Having test driven the sauce and used around half of the packet, I mixed the rest with cooked beans and served it next day over rice with a yoghurt and shredded mint garnish. What I thought would be a mid-afternoon snack turned out to be quite a substantial meal and I ended up taking some to work for lunch next day! The rest I put into the freezer.
A couple of days later I defrosted the bean-and-sauce mixture to see how it would react to being frozen. It was reassuring to find it had lost none of its flavour. If anything, it was marginally more intense. It is useful to know that this sort of dish is suitable for freezing as I like to have a few prepared meals available for days when I am working late. This ensures that I eat properly and don't have the need to stop at a fast food outlet. The sauce ingredients are of high quality and when mixed with beans provide a satisfying and healthy meal.
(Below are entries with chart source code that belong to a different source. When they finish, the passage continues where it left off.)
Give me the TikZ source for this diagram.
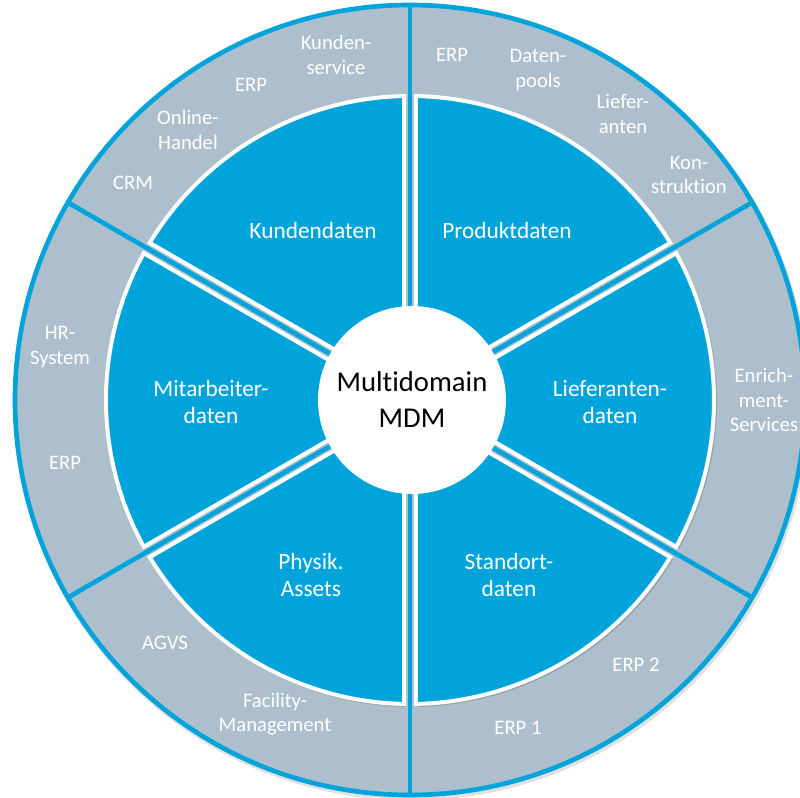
\documentclass[tikz,border=0pt]{standalone}
\usepackage{fontspec}
\setmainfont{Carlito}[RawFeature={-liga;-clig;-dlig;-calt}]
\definecolor{mblue}{RGB}{0,163,218}
\definecolor{mgrey}{RGB}{173,191,204}
\definecolor{mshadow}{RGB}{150,160,170}
\tikzset{
  ringtxt/.style={text=white, align=center, font=\fontsize{15.5}{18.5}\selectfont, inner sep=0pt},
  sectxt/.style={text=white, align=center, font=\fontsize{17.5}{20}\selectfont, inner sep=0pt},
  sepline/.style={mblue, line width=3.5pt},
  secfill/.style={fill=mblue, draw=white, line width=3pt, line join=miter},
  secshadow/.style={fill=mshadow}
}
\begin{document}
\begin{tikzpicture}[x=0.75pt,y=0.75pt]
\useasboundingbox (-410,-398) rectangle (390,400);
% outer soft shadow
\fill[black!12] (1.5,-2.5) circle[radius=398];
% ring
\fill[mgrey, draw=mblue, line width=3.5pt] (0,0) circle[radius=395];
\foreach \a in {90,30,-30,-90,-150,150}
  \draw[sepline] (0,0) -- (\a:395);
% inner sectors
\foreach \a/\b in {30/90,-30/30,-90/-30,-150/-90,150/210,90/150}{
  \fill[secshadow, shift={(1.5,-1.5)}] ({\a+4.3}:80) -- ({\a+1.13}:305.5)
     arc[start angle={\a+1.13}, end angle={\b-1.13}, radius=305.5] -- ({\b-4.3}:80) -- cycle;
  \filldraw[secfill] ({\a+4.3}:80) -- ({\a+1.13}:304)
     arc[start angle={\a+1.13}, end angle={\b-1.13}, radius=304] -- ({\b-4.3}:80) -- cycle;
}
% centre
\node[circle, fill=white, minimum size=141pt, inner sep=0pt, align=center,
      font=\fontsize{21.5}{27}\selectfont] (mdm) at (2,0) {Multidomain\\MDM};
% sector labels
\node[sectxt] (kunden) at (-97,170) {Kundendaten};
\node[sectxt] (produkt) at (97,170) {Produktdaten};
\node[sectxt] (mitarb) at (-199,-2) {Mitarbeiter-\\daten};
\node[sectxt] (liefer) at (200,-2) {Lieferanten-\\daten};
\node[sectxt] (physik) at (-99,-175) {Physik.\\Assets};
\node[sectxt] (standort) at (99,-175) {Standort-\\daten};
% ring labels
\node[ringtxt] (kservice) at (-74,345) {Kunden-\\service};
\node[ringtxt] (erpa) at (-159,315) {ERP};
\node[ringtxt] (online) at (-222,270) {Online-\\Handel};
\node[ringtxt] (crm) at (-277,217) {CRM};
\node[ringtxt] (erpb) at (42,345) {ERP};
\node[ringtxt] (pools) at (128,330) {Daten-\\pools};
\node[ringtxt] (lief) at (213,286) {Liefer-\\anten};
\node[ringtxt] (konstr) at (279,225) {Kon-\\struktion};
\node[ringtxt] (enrich) at (354,0) {Enrich-\\ment-\\Services};
\node[ringtxt] (erp2) at (226,-265) {ERP 2};
\node[ringtxt] (erp1) at (108,-328) {ERP 1};
\node[ringtxt] (facility) at (-135,-314) {Facility-\\Management};
\node[ringtxt] (agvs) at (-245,-243) {AGVS};
\node[ringtxt] (hr) at (-350,53) {HR-\\System};
\node[ringtxt] (erpc) at (-345,-63) {ERP};
\end{tikzpicture}
\end{document}
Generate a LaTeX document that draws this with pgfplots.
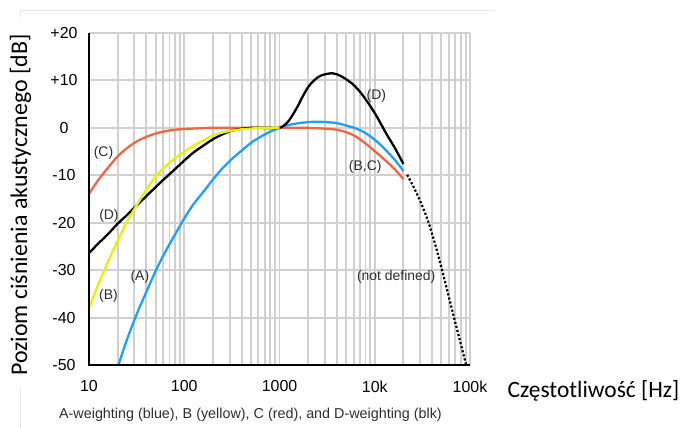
\documentclass[border=0pt]{standalone}
\usepackage{pgfplots}
\pgfplotsset{compat=1.18}
\usepackage{fontspec}
\setmainfont{Liberation Sans}
\newfontfamily\calibri{Carlito}
\definecolor{cA}{RGB}{30,160,250}
\definecolor{cB}{RGB}{228,242,10}
\definecolor{cC}{RGB}{240,100,65}
\definecolor{gridc}{RGB}{208,208,208}
\definecolor{framec}{RGB}{232,232,232}
\definecolor{labc}{RGB}{45,45,45}
\begin{document}
\begin{tikzpicture}
\path[use as bounding box] (0bp,0bp) rectangle (683bp,428bp);
\draw[framec, line width=0.8bp] (20bp,411bp) -- (20bp,418bp) -- (495bp,418bp);
\draw[framec, line width=0.8bp] (20bp,0bp) -- (20bp,40bp);
\begin{axis}[at={(89bp,63bp)}, anchor=south west, scale only axis,
  width=381bp, height=332bp,
  xmode=log, xmin=10, xmax=100000, ymin=-50, ymax=20,
  xtick={10,100,1000,10000,100000},
  xticklabels={10,100,1000,10k,100k},
  ytick={-50,-40,-30,-20,-10,0,10,20},
  yticklabels={-50,-40,-30,-20,-10,0,+10,+20},
  grid=both,
  major grid style={gridc, line width=1.9bp},
  minor grid style={gridc, line width=1.9bp},
  major tick length=0pt, minor tick length=0pt,
  axis line style={draw=none},
  tick label style={font=\fontsize{16}{18}\selectfont, text=black},
  xticklabel style={yshift=-12bp},
  yticklabel style={anchor=center, xshift=-25bp},
  clip=true,
]
% C-weighting (red)
\addplot[cC, line width=2.3bp, smooth] coordinates {
(10,-13.9)(12.5,-11.0)(16,-8.3)(20,-6.0)(25,-4.3)(31.5,-2.9)(40,-1.9)(50,-1.2)(63,-0.7)(80,-0.4)(100,-0.25)(125,-0.15)(160,-0.05)(200,0)(1000,0)(2000,0)(3150,-0.2)(4000,-0.4)(5000,-0.9)(6300,-1.8)(8000,-3.3)(10000,-4.9)(12500,-6.6)(16000,-8.6)(20000,-10.8)};
% A-weighting (blue)
\addplot[cA, line width=2.3bp, smooth] coordinates {
(20,-50.5)(25,-44.7)(31.5,-39.4)(40,-34.6)(50,-30.2)(63,-26.2)(80,-22.5)(100,-19.1)(125,-16.1)(160,-13.4)(200,-10.9)(250,-8.6)(315,-6.6)(400,-4.8)(500,-3.2)(630,-1.9)(800,-0.8)(1000,0)(1250,0.6)(1600,1.0)(2000,1.2)(2500,1.3)(3150,1.2)(4000,1.0)(5000,0.5)(6300,-0.1)(8000,-1.1)(10000,-2.5)(12500,-4.3)(16000,-6.6)(20000,-9.1)};
% D-weighting (black)
\addplot[black, line width=2.3bp, smooth] coordinates {
(10,-26.4)(12.5,-24.4)(16,-22.3)(20,-20.2)(25,-18.4)(31.5,-16.4)(40,-14.4)(50,-12.5)(63,-10.6)(80,-8.7)(100,-6.9)(125,-5.2)(160,-3.7)(200,-2.4)(250,-1.4)(315,-0.6)(400,-0.2)(500,0)(630,0)(800,0)(1000,0)(1150,0.7)(1273,1.7)(1400,3.0)(1550,4.5)(1750,6.6)(2000,8.6)(2300,10.0)(2700,11.0)(3200,11.4)(3600,11.5)(4000,11.3)(4700,10.6)(5800,9.3)(7000,7.6)(8700,5.0)(10500,2.4)(13200,-1.2)(16000,-4.0)(20000,-7.6)};
% B-weighting (yellow)
\addplot[cB, line width=2.3bp, smooth] coordinates {
(10,-38)(12.5,-33)(16,-28)(20,-23.8)(25,-19.8)(31.5,-16.4)(40,-13.0)(50,-10.3)(63,-8.2)(80,-6.4)(100,-5.0)(125,-3.8)(160,-2.6)(200,-1.6)(250,-1.0)(315,-0.6)(400,-0.3)(500,-0.15)(630,0)(1000,0)};
% not defined (dotted)
\addplot[black, line width=2.2bp, dotted, smooth] coordinates {
(21890,-9.9)(25920,-12.7)(30690,-15.9)(36340,-19.7)(43000,-24.5)(50910,-30.0)(68000,-40.0)(90800,-49.9)(93000,-51)};
\begin{scope}[font=\fontsize{14}{16}\selectfont, text=labc]
\node at (axis cs:14.2,-5.3) {(C)};
\node at (axis cs:16.2,-18.6) {(D)};
\node at (axis cs:16.0,-35.5) {(B)};
\node at (axis cs:34.2,-31.5) {(A)};
\node at (axis cs:10400,6.8) {(D)};
\node at (axis cs:7940,-8.2) {(B,C)};
\node at (axis cs:16800,-31.5) {(not defined)};
\end{scope}
\end{axis}
\draw[black, line width=2.6bp] (89bp,395bp) -- (89bp,63bp) -- (470bp,63bp);
\node[rotate=90, anchor=base, font=\calibri\fontsize{24}{26}\selectfont] at (27bp,223bp) {Poziom ciśnienia akustycznego [dB]};
\node[anchor=base, font=\calibri\fontsize{23.5}{26}\selectfont] at (593.5bp,31bp) {Częstotliwość [Hz]};
\node[anchor=base, font=\fontsize{14.4}{16}\selectfont, text=labc] at (250.5bp,10bp) {A-weighting (blue), B (yellow), C (red), and D-weighting (blk)};
\end{tikzpicture}
\end{document}
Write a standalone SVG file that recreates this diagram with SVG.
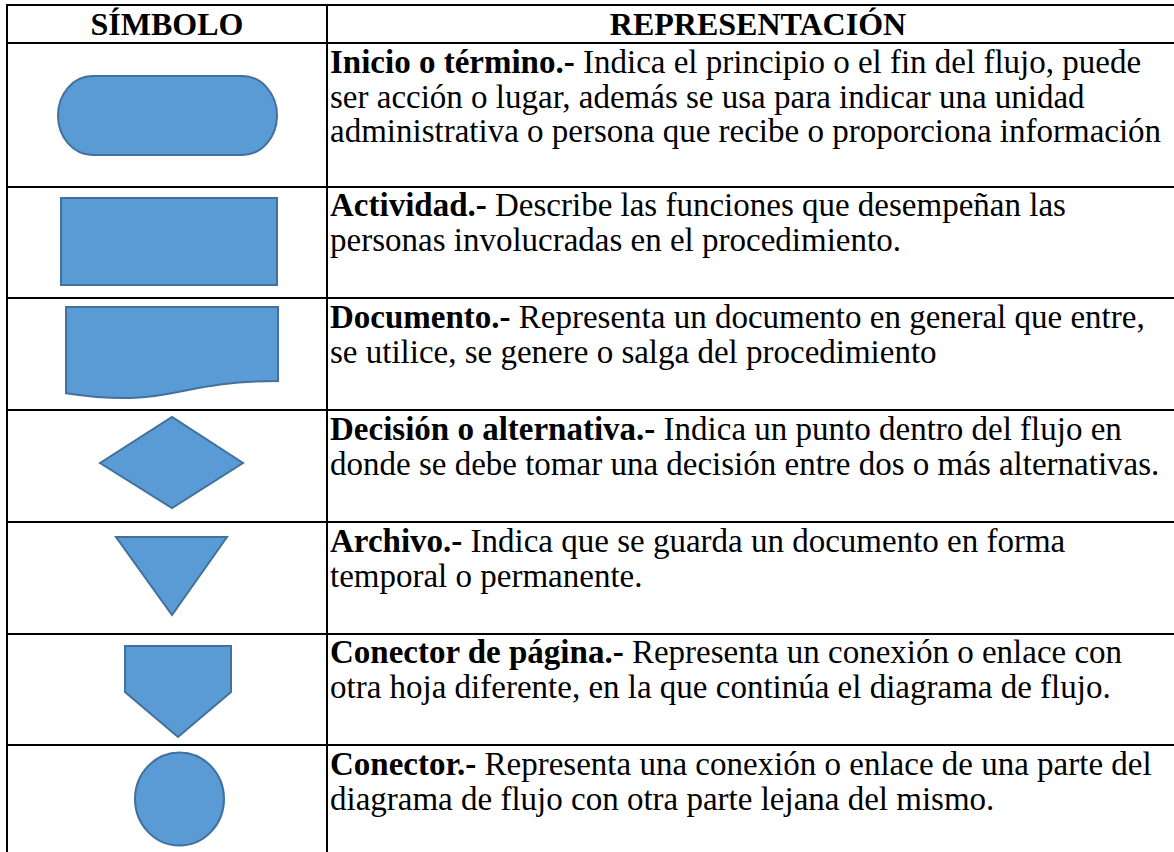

I have tried three different sauces in this range now and have enjoyed all three. Because they are so different there is no overlap in flavour - each complements a different range of meal options. Next time I purchase the chilli version I am going to try it in a mixed fish curry. This is something I first tasted in Spain; the main ingredients are tomato, chilli, white fish and garlic - but of course you can add other ingredients to suit. I think this sauce will go particularly well with this combination. Watch this space!
Oh how do I love thee, let me count the ways... one-mississippi... two-mississippi... three-mississippi... OK, enough of the Roger Rabbit impersonations.
Seriously though, this sauce rivals my own recipe for first place in my stomach's heart. A rich, full-flavoured, garlic, chilli, tomato sauce... what's not to love? And versatile... my lord, how I put this through the paces. Mixing some with sour cream to make a spicy dip... check. Stirring some through rice to make a flavoursome bed upon which to rest my weary chicken kebabs... check. Added to left-over mince and mash in a ramekin to make a mini-Cottage Pie... check. As-is, with fish'n'chips... check. Everything I would use a regular tomato sauce for, this was an ample substitute.
Using it in exactly the same way you would a pasta sauce or tomato sauce made it a brilliant and versatile sauce that rivalled anything you would buy at the supermarket in every way possible... except for the price-tag. It's a tad steeper on the scale... but then, it's all about scale. Scale of production that is. These sauces are batch-made, not bulk-made. There's no fancy Quality Control Procedures administered by a fleet of corporate drones whose sole function is to ensure there is an equal measure of -blah- in every bottle/can/pouch. This sauce wasn't "made", it was "crafted" by a real person with some passion about it. And that shows.
Overall, this was a wonderful experience, and has me rethinking my own "tomato and garlic pasta sauce' recipe that I make whenever the season is good and there's a tonne of tomatoes on the market. I honestly doubt that I will ever match this sauce, but when you aim for the top of the tree, you're likely to barely make the bottom branch, so aim for the stars and you'll get closer to the top of the tree at least!